C’est la dernière fois qu’Emmanuel Macron aura le loisir de formuler des propositions nationales crédibles, avec un peu de temps pour espérer les mener à bien, et dans un contexte où surtout « il est amené à disparaître », estime le spécialiste. De fait, confiné politiquement et éclipsé par un Premier ministre dont la longévité tient à l’art de la négociation, le président semble condamné à éviter les promesses d’envergure pour se concentrer sur le consensuel.
C’est le cas de la protection des mineurs face aux réseaux sociaux et à la désinformation, avec des annonces prévues en janvier. De quoi illustrer comme le rappelle Philippe Moreau-Chevrolet l’influence qu’a encore Emmanuel Macron sur l’agenda médiatique, même si les actions en question seront certainement « plus symboliques que réelles » faute de majorité et alors que les partis issus de son camp veulent surtout prendre leurs distances avec son héritage.
Pas question donc de s’épancher sur les questions et les politiques budgétaires alors que le projet de loi de finances est, comme l’année dernière, voué à des négociations prolongées. Voilà Emmanuel Macron condamné à de nouveau appeler à la responsabilité et au compromis. Selon l’entourage du chef de l’État, qui s’exprimait avant que le texte définitif soit arrêté, le sujet de la fin de vie pourrait faire irruption dans la déclaration.

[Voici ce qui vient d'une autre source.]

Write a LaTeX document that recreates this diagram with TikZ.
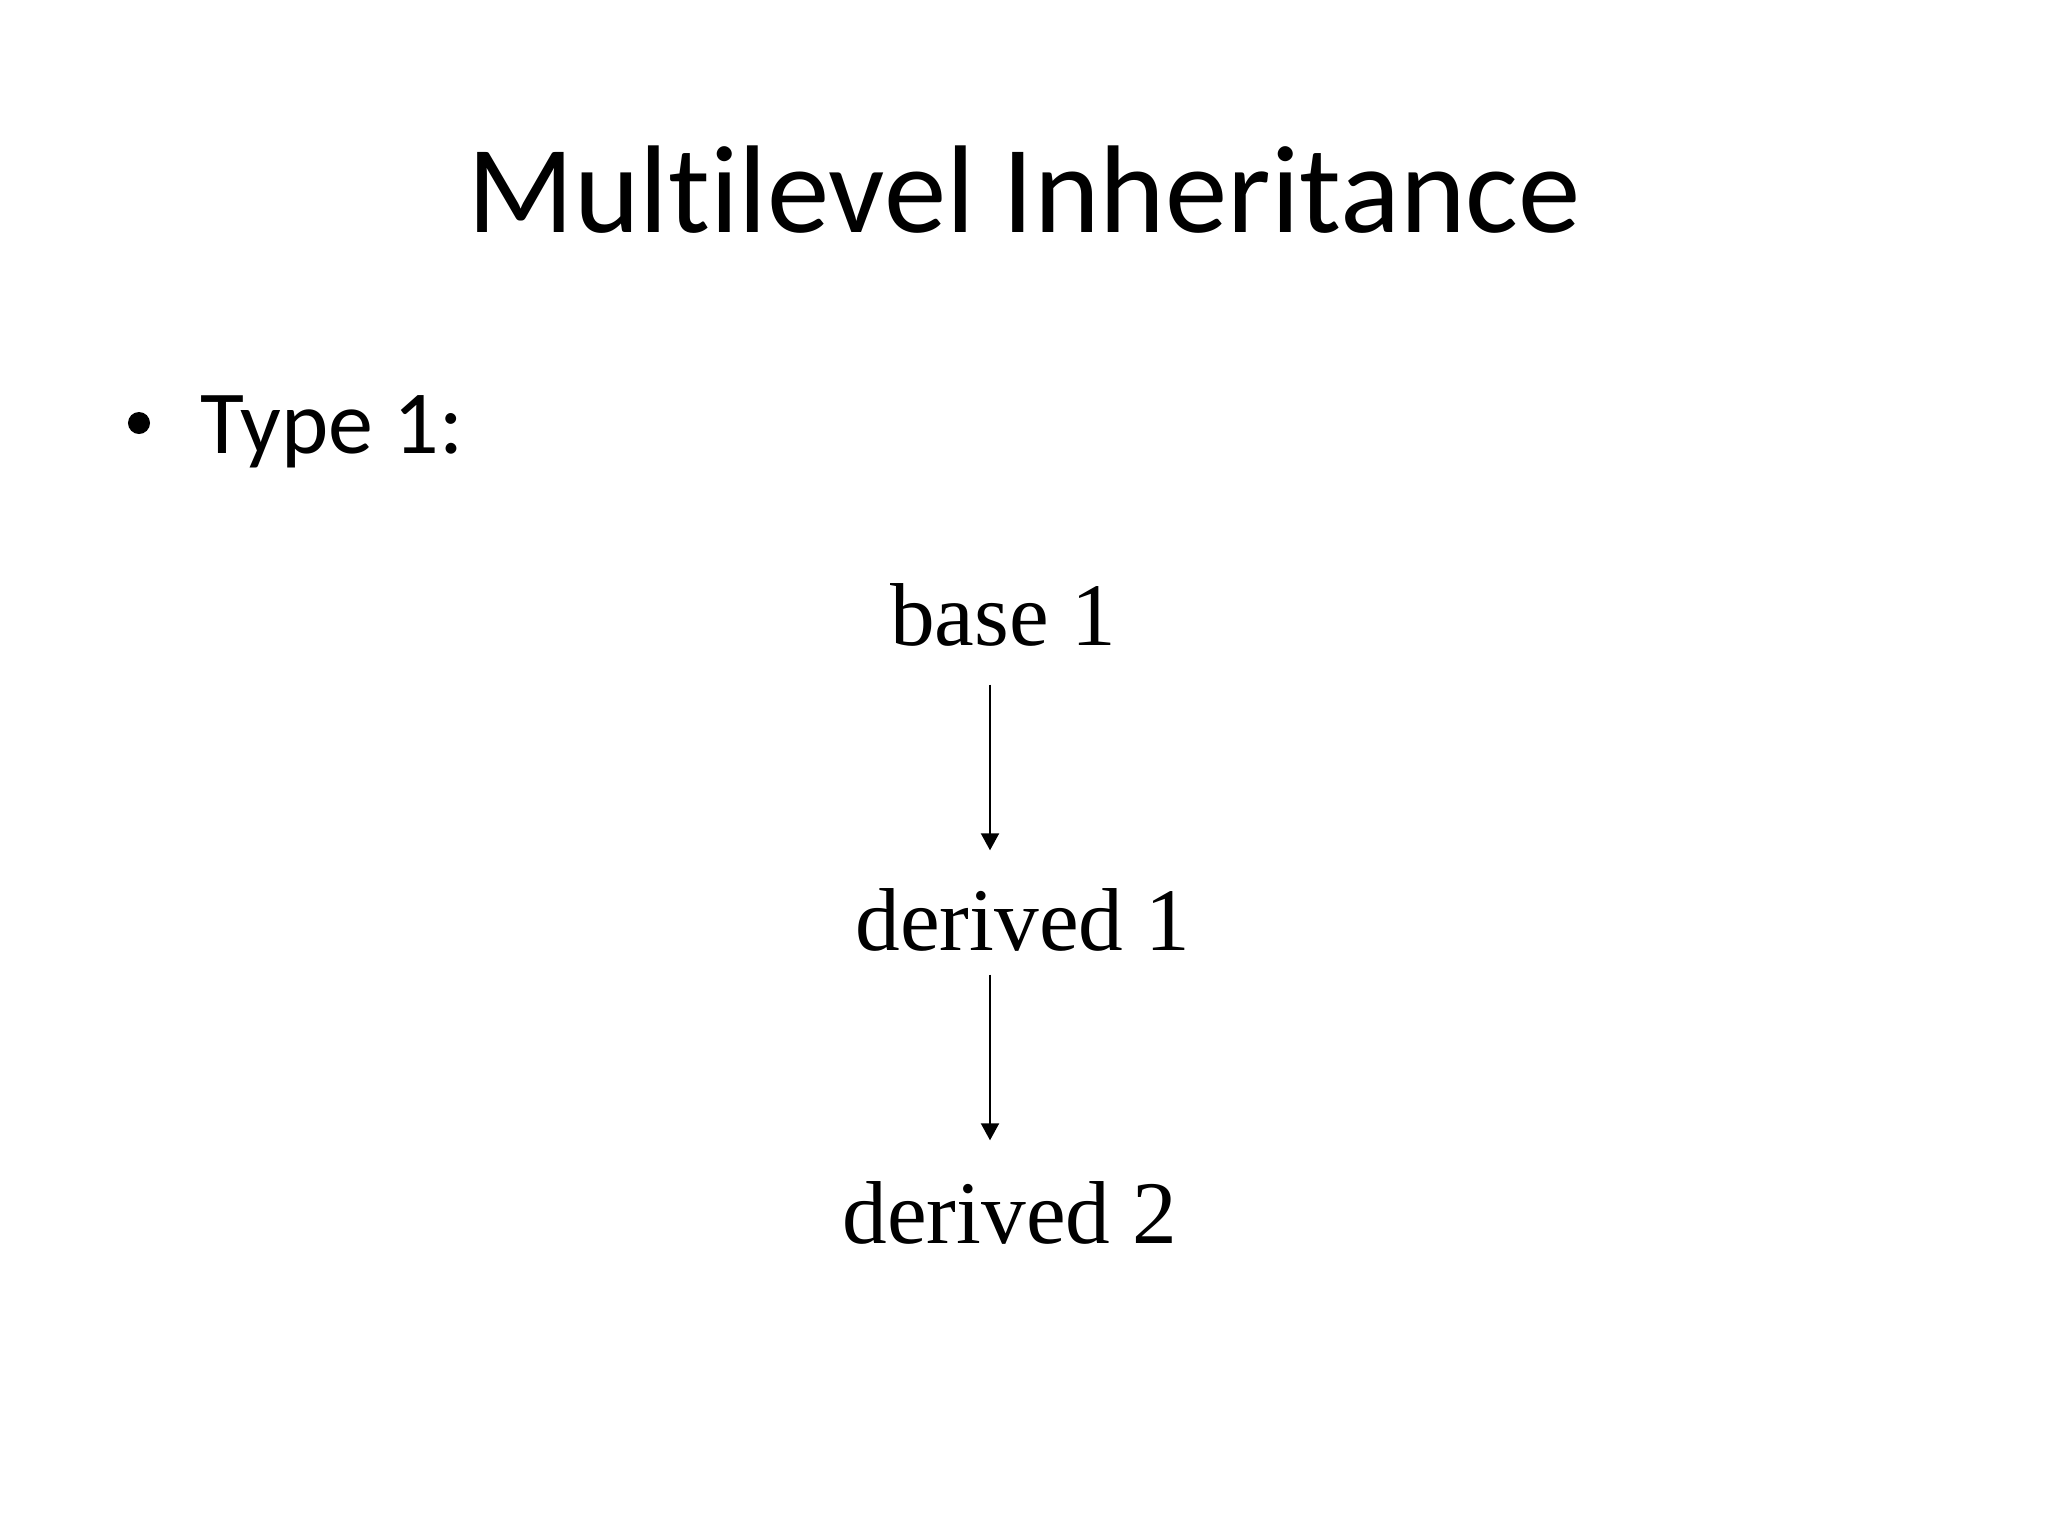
\documentclass[tikz,border=0pt]{standalone}
\usepackage{fontspec}
\setmainfont{Liberation Serif}
\newfontfamily\titlefont{Carlito}[Ligatures={NoCommon}]
\usetikzlibrary{arrows.meta}
\begin{document}
\begin{tikzpicture}[x=0.01cm,y=-0.01cm,
  titletext/.style={anchor=base, inner sep=0pt, font=\titlefont\fontsize{35.5}{42}\selectfont},
  bullettext/.style={anchor=base west, inner sep=0pt, font=\titlefont\fontsize{25.6}{30}\selectfont},
  bulletdot/.style={circle, fill=black, inner sep=0pt, minimum size=0.22cm},
  classtext/.style={anchor=base, inner sep=0pt, font=\fontsize{25.4}{30}\selectfont},
  arr/.style={-{Triangle[length=0.17cm,width=0.18cm]}, line width=0.6pt, black}]
  \useasboundingbox[fill=white] (0,0) rectangle (2048,1536);
  \node[titletext] (title) at (1024,232) {Multilevel Inheritance};
  \node[bulletdot] (dot) at (139,423) {};
  \node[bullettext] (type) at (200,453) {Type 1:};
  \node[classtext] (b1) at (1003,645) {base 1};
  \node[classtext] (d1) at (1023,950) {derived 1};
  \node[classtext] (d2) at (1010,1243) {derived 2};
  \coordinate (ax) at (990,0);
  \draw[arr, shorten <=0.38cm, shorten >=0.37cm] (b1.south -| ax) -- (d1.north -| ax);
  \draw[arr, shorten <=0.23cm, shorten >=0.40cm] (d1.south -| ax) -- (d2.north -| ax);
\end{tikzpicture}
\end{document}
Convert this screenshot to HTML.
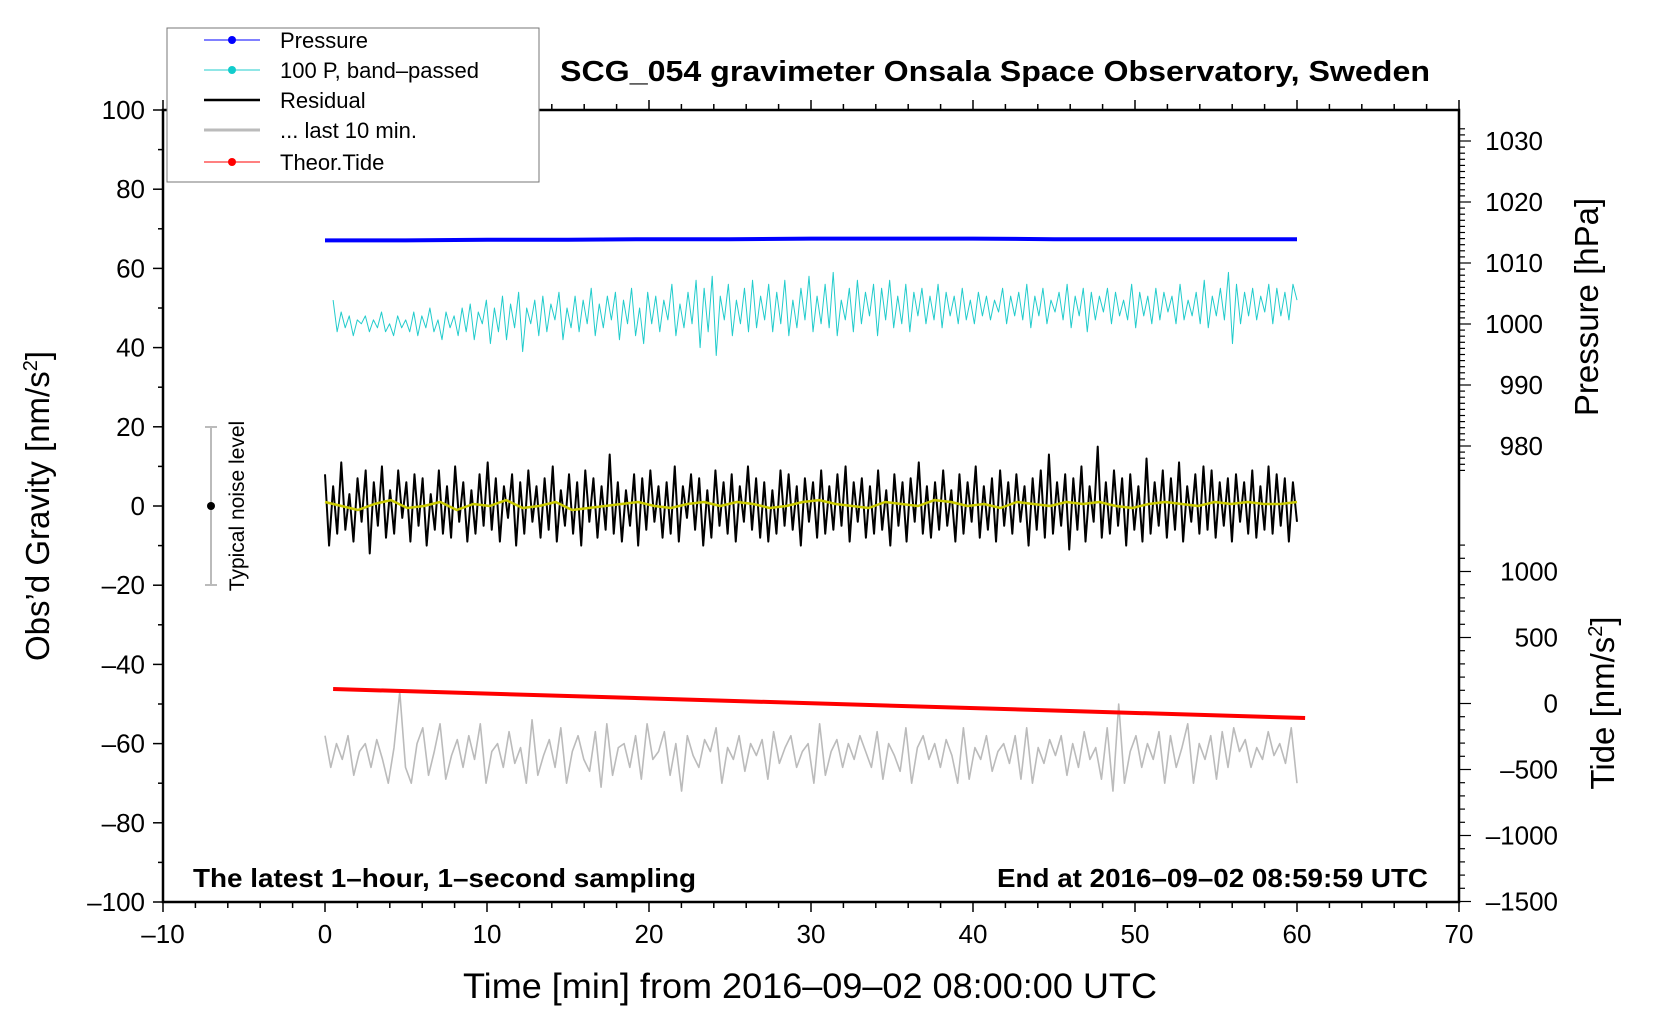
<!DOCTYPE html>
<html><head><meta charset="utf-8">
<style>
html,body{margin:0;padding:0;background:#fff;}
svg{display:block;font-family:"Liberation Sans",sans-serif;}
</style></head>
<body>
<svg id="chart" width="1660" height="1020" viewBox="0 0 1660 1020" xmlns="http://www.w3.org/2000/svg">
<rect width="1660" height="1020" fill="#fff"/>
<g id="plot"></g>
<g id="axes"></g>
<g>
  <rect x="167" y="28" width="372" height="154" fill="#fff" stroke="#777" stroke-width="1"/>
  <line x1="204" y1="40" x2="260" y2="40" stroke="#00f" stroke-width="1"/><circle cx="232" cy="40" r="4" fill="#00f"/>
  <text x="280" y="48" font-size="22">Pressure</text>
  <line x1="204" y1="70" x2="260" y2="70" stroke="#2cc" stroke-width="1"/><circle cx="232" cy="70" r="4" fill="#1cc"/>
  <text x="280" y="78" font-size="22">100 P, band–passed</text>
  <line x1="204" y1="100" x2="260" y2="100" stroke="#000" stroke-width="2.5"/>
  <text x="280" y="108" font-size="22">Residual</text>
  <line x1="204" y1="130" x2="260" y2="130" stroke="#bbb" stroke-width="3"/>
  <text x="280" y="138" font-size="22">... last 10 min.</text>
  <line x1="204" y1="162" x2="260" y2="162" stroke="#f00" stroke-width="1"/><circle cx="232" cy="162" r="4" fill="#f00"/>
  <text x="280" y="170" font-size="22">Theor.Tide</text>
</g>
<text x="560" y="81" font-size="29" font-weight="bold" textLength="870" lengthAdjust="spacingAndGlyphs">SCG_054 gravimeter Onsala Space Observatory, Sweden</text>
<text x="193" y="887" font-size="26" font-weight="bold" textLength="503" lengthAdjust="spacingAndGlyphs">The latest 1–hour, 1–second sampling</text>
<text x="997" y="887" font-size="26" font-weight="bold" textLength="431" lengthAdjust="spacingAndGlyphs">End at 2016–09–02 08:59:59 UTC</text>
<text x="463" y="998" font-size="35" textLength="694" lengthAdjust="spacingAndGlyphs">Time [min] from 2016–09–02 08:00:00 UTC</text>
<text transform="translate(49,506) rotate(-90)" font-size="33" text-anchor="middle">Obs’d Gravity [nm/s<tspan font-size="20" dy="-12">2</tspan><tspan dy="12">]</tspan></text>
<text transform="translate(1598,307) rotate(-90)" font-size="33" text-anchor="middle">Pressure [hPa]</text>
<text transform="translate(1614,703) rotate(-90)" font-size="33" text-anchor="middle">Tide [nm/s<tspan font-size="20" dy="-12">2</tspan><tspan dy="12">]</tspan></text>
<g>
  <line x1="211" y1="427" x2="211" y2="585" stroke="#bbb" stroke-width="2"/>
  <line x1="205" y1="427" x2="217" y2="427" stroke="#bbb" stroke-width="2"/>
  <line x1="205" y1="585" x2="217" y2="585" stroke="#bbb" stroke-width="2"/>
  <circle cx="211" cy="506" r="4" fill="#000"/>
  <text transform="translate(244,506) rotate(-90)" font-size="21" text-anchor="middle">Typical noise level</text>
</g>
</svg>
<script>
const pressureT=[0,5,10,15,20,25,30,35,40,45,50,55,60];
const pressureV=[1013.7,1013.7,1013.8,1013.8,1013.9,1013.9,1014.0,1014.0,1014.0,1013.9,1013.9,1013.9,1013.9];
const residualV=[8,-10,5,-7,11,-6,3,-9,7,-4,9,-12,6,-5,10,-8,4,-7,9,-3,6,-9,8,-5,7,-10,3,-6,9,-7,5,-8,10,-4,6,-9,4,-7,8,-5,
11,-6,7,-9,5,-3,8,-10,6,-7,9,-4,5,-8,7,-6,10,-9,4,-5,8,-7,6,-10,9,-4,7,-8,5,-6,13,-7,6,-9,4,-5,8,-10,7,-6,
9,-4,5,-8,6,-7,10,-9,5,-3,8,-6,7,-10,4,-8,9,-5,6,-7,8,-9,5,-4,10,-6,7,-8,6,-9,4,-7,9,-5,8,-6,5,-10,7,-4,
6,-8,9,-7,5,-6,8,-5,10,-9,6,-4,7,-8,5,-7,9,-6,4,-10,8,-5,6,-9,7,-4,11,-7,5,-8,6,-6,9,-5,4,-9,8,-7,6,-4,
10,-8,5,-6,7,-9,9,-5,6,-7,8,-4,5,-10,7,-6,9,-8,13,-7,6,-5,8,-11,7,-6,10,-9,5,-4,15,-8,6,-7,9,-5,7,-10,8,-6,
5,-9,12,-7,6,-5,9,-8,7,-6,11,-9,5,-4,8,-7,10,-6,9,-8,6,-5,7,-9,8,-4,6,-7,9,-8,5,-6,10,-7,8,-5,7,-9,6,-4];
const bandV=[52,44,49,45,48,43,47,46,48,44,47,45,49,44,46,43,48,45,47,44,49,43,48,45,50,44,47,42,49,45,48,43,50,44,51,42,49,46,52,41,
50,44,53,42,51,45,54,39,50,46,52,43,53,44,51,47,54,42,50,45,53,44,52,46,55,43,51,45,53,47,54,42,52,46,55,43,50,41,54,46,
53,44,52,47,56,43,51,45,54,46,57,40,55,44,58,38,53,47,56,43,52,46,55,44,57,45,53,47,56,44,54,46,57,43,52,45,55,47,58,44,
53,46,56,45,59,43,52,47,55,44,57,46,54,48,56,43,55,47,57,45,53,46,56,44,54,48,55,46,53,47,56,45,54,48,53,46,55,47,52,46,
54,48,53,47,52,49,55,46,53,48,54,47,56,45,53,48,55,46,52,49,54,47,56,45,53,48,55,44,54,47,53,49,55,46,54,48,52,47,56,45,
54,48,53,46,55,47,54,49,53,46,56,47,52,48,54,46,57,45,53,48,55,47,59,41,56,46,54,48,55,47,53,49,56,46,55,48,54,47,56,52];
const smoothV=[1,0,-1,0.5,1.5,-0.5,0,1,-1,0.5,0,1.5,-0.5,0,1,-1,-0.5,0,0.5,1,0,-0.5,0.5,1,0,1,0.5,-0.5,0,1,1.5,0.5,0,-0.5,1,0.5,0,1.5,1,0,0.5,-0.5,1,0.5,0,1,0.5,1,0,-0.5,0.5,1,0.5,0,1,0.5,1,0.5,0.5,1];
const last10V=[-58,-66,-60,-64,-58,-68,-62,-60,-66,-59,-64,-70,-61,-47,-66,-70,-60,-56,-68,-62,-55,-69,-63,-59,-66,-58,-64,-55,-70,-62,-60,-66,-57,-65,-61,-70,-54,-68,-63,-59,
-66,-56,-70,-62,-58,-64,-67,-57,-71,-55,-68,-61,-60,-66,-58,-69,-55,-64,-62,-57,-68,-60,-72,-58,-63,-66,-59,-62,-56,-70,-61,-64,-58,-67,-60,-63,-59,-69,-57,-65,
-61,-58,-66,-62,-60,-70,-55,-68,-62,-59,-66,-60,-64,-58,-62,-66,-57,-69,-60,-63,-67,-56,-70,-61,-58,-64,-60,-66,-59,-63,-70,-56,-69,-61,-64,-58,-67,-62,-60,-65,
-58,-69,-56,-70,-61,-65,-59,-63,-58,-68,-60,-66,-57,-64,-61,-69,-56,-72,-50,-70,-62,-58,-66,-60,-64,-57,-70,-58,-66,-61,-55,-70,-60,-64,-58,-69,-57,-66,-56,-62,
-59,-66,-61,-64,-57,-63,-60,-65,-56,-70];
const tideT=[0.5,60.5];
const tideV=[110,-110];
const xTicks=[-10,0,10,20,30,40,50,60,70];
const yTicks=[-100,-80,-60,-40,-20,0,20,40,60,80,100];
const pTicks=[980,990,1000,1010,1020,1030];
const tTicks=[-1500,-1000,-500,0,500,1000];

const L=163,R=1459,T=110,B=902;
const X=t=>L+(t+10)*(R-L)/80;
const Y=g=>(T+B)/2-g*(B-T)/200;
const YP=p=>324-(p-1000)*6.1;
const YT=v=>703.5-v*0.132;
const NS='http://www.w3.org/2000/svg';
const plot=document.getElementById('plot'),axes=document.getElementById('axes');
function mk(tag,attrs,parent){const e=document.createElementNS(NS,tag);for(const k in attrs)e.setAttribute(k,attrs[k]);parent.appendChild(e);return e;}
function poly(ts,vs,yf,color,w,name){
  const pts=vs.map((v,i)=>X(ts(i))+','+yf(v).toFixed(1)).join(' ');
  const p=mk('polyline',{points:pts,fill:'none',stroke:color,'stroke-width':w,'stroke-linejoin':'round'},plot);
  
  
}
const even=n=>i=>i*60/(n-1);
poly(i=>pressureT[i],pressureV,YP,'#00f',4,'pressure-line');
poly(i=>0.5+i*59.5/(bandV.length-1),bandV,Y,'#2cc',1,'bandpassed-line');
poly(even(residualV.length),residualV,Y,'#000',2,'residual-line');
poly(even(smoothV.length),smoothV,Y,'#c8c800',2.5,'residual-smooth-line');
poly(even(last10V.length),last10V,Y,'#bbb',1.6,'last10-line');
poly(i=>tideT[i],tideV,YT,'#f00',4,'tide-line');

mk('rect',{x:L,y:T,width:R-L,height:B-T,fill:'none',stroke:'#000','stroke-width':2.5},axes);
const tk=(x1,y1,x2,y2,w)=>mk('line',{x1,y1,x2,y2,stroke:'#000','stroke-width':w||1.5},axes);
for(let t=-10;t<=70;t+=2){const x=X(t),maj=t%10===0;tk(x,B,x,B+(maj?10:6));tk(x,T,x,T-(maj?10:6));}
xTicks.forEach(t=>{const e=mk('text',{x:X(t),y:B+41,'font-size':26,'text-anchor':'middle'},axes);e.textContent=String(t).replace('-','–');});
for(let g=-100;g<=100;g+=10){const y=Y(g);tk(L,y,L-(g%20===0?10:5),y);}
yTicks.forEach(g=>{const e=mk('text',{x:L-18,y:Y(g)+9,'font-size':26,'text-anchor':'end'},axes);e.textContent=String(g).replace('-','–');});
for(let p=976;p<=1032;p++){const y=YP(p);if(y<T)continue;tk(R,y,R+(p%10===0?12:6),y,1.2);}
pTicks.forEach(p=>{const e=mk('text',{x:1543,y:YP(p)+9,'font-size':26,'text-anchor':'end'},axes);e.textContent=p;});
for(let v=-1500;v<=1200;v+=100){const y=YT(v);tk(R,y,R+(v%500===0?12:6),y,1.2);}
tTicks.forEach(v=>{const e=mk('text',{x:1558,y:YT(v)+9,'font-size':26,'text-anchor':'end'},axes);e.textContent=String(v).replace('-','–');});
</script>
</body></html>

Le projet de loi doit encore être examiné au Sénat et le président avait promis un référendum si le dossier s’embourbait au Parlement.
Entend-il s’appuyer sur cette question pour consolider un bilan qui a fondu ces derniers mois ? Ses propres troupes ont dû se résoudre à la suspension de la réforme des retraites, une des rares mesures de poids de son second quinquennat. En attendant, louvoie-t-on au Palais, il garde dans sa manche l’outil du référendum.
L’Élysée a beau assurer que ces neuvièmes vœux seront proactifs, ils sonneront pourtant bien comme les premières notes du générique de fin… et le préambule d’une nouvelle séquence politique qui devrait durer 15 mois. Elle s’ouvrira avec les municipales de mars prochain, avant d’amener les Français à choisir en mai 2027, celui ou celle qui lui succédera. Ce n’est pas encore un adieu. Mais sur le fond comme sur la forme, ça pourrait y ressembler.